The first countries to look at the place of the Internet in the national curriculum were the English speaking countries in which the Internet was more extensively used--among them the United States, Canada and Australia. Teachers in non-English speaking countries were much less concerned with this area, since the Internet was mainly introduced into schools by the English teacher. Since more than 95% of the material on the Internet was still only in English, it was an excellent tool for the EFL/ESL teacher, but held much less relevance to the teachers of other subjects who were teaching in the students’ native language.

But this soon changed. The "Great Linguistic Internet Revolution" which took place a couple of years back, found countries claiming their linguistic independence on the Internet--starting a revolution through which we now find large quantities of web sites and material on the Internet in a wide variety of languages and scripts. Once material could be found in their native language, more and more teachers of subjects other than English in non-English speaking countries began to use the Internet in their classroom. 

So Internet in Education moved from an "underground movement" to one of "supplementary materials and activity"—and what may soon become "mainstream curriculum".

But is this really possible? Let's look at the complexities involved. The Internet has been traditionally associated with the "Global Village". As such, when we think of Internet activity, we think of global communication and collaboration. How then can we speak of integrating the Internet into national curriculums? Whose national curriculum? If ten schools from different countries and hemispheres from around the world decide on a common project in a specific subject area and want to each integrate this project into their National Curriculum, how do they go about doing this? National curriculums tend to be very different. Each is designed to meet the specific needs of the country involved, taking into consideration many more things than simple pedagogical considerations. 

Look at the following page--Curriculum Connections 
You will find how different these national curriculums can be. The math curriculum for elementary school students is significantly different in Australia than it is in the United States. A math text, designed to be used within the mainstream curriculum, and dealing with the use of the Internet in the math classroom, could not be used by both countries. If the different schools involved in this international project really do want to still ensure global collaboration, as well as satisfying the needs of their national Curriculum, the project that they create has to be cleverly flexible. We have already reached this area of flexibility in designing international Internet projects which transcend language barriers, allowing different countries to work with their students in their own native language, while satisfying the project for international communication. However, it appears that accommodating the dictates of a national curriculum is much more complex.

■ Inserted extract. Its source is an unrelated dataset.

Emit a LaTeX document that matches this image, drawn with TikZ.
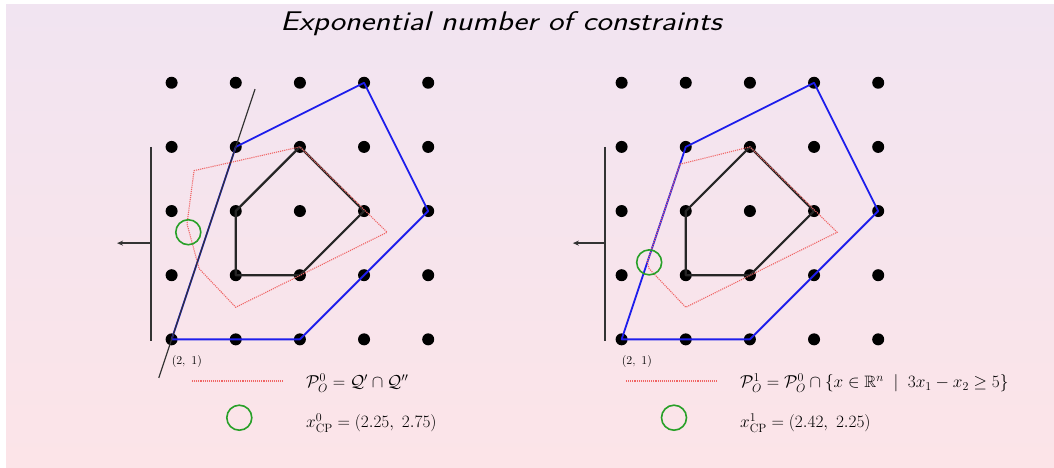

Fortunately for us--the English teachers who started all of this--the dictates of the National Curriculum on international EFL Internet activities are much less relevant. Or are they? Do we work according to international standards? Is the need of the EFL student the same the world over? 

Look at  Standards for Pupils of English: A Curriculum for Israeli Schools at: http://www.w-angle.galil.k12.il/CALL/curriculum/default.html

And then look at similar standards for pupils of English in other non-speaking countries: Is there really enough of a common denominator to work on Internet projects together and still adhere to the EFL National Curriculum? I would be interested in hearing comments concerning this point from members of the Ministry.
The problem becomes even more complex when we speak of inter-disciplinary projects. Or maybe it isn't. If a school has reached a point where it can successfully work with inter-disciplinary projects integrated into the school curriculum on a local level, the Internet can then be used in this framework, as the usual traditional taboos have already been broken.

So, what are we left with? Teachers who have always championed Internet use for its rich value of global collaboration and communication (which we won't go into in this article!) fear that integrating the Internet into national curriculums will lead countries to "shut their doors" to international activity. Work with the Internet would be done only at the national level where they have much more control over the process. For some this would be viewed as a big step backwards. For others it will appear as a part of the natural evolution of the Internet as it makes its way into the mainstream curriculum.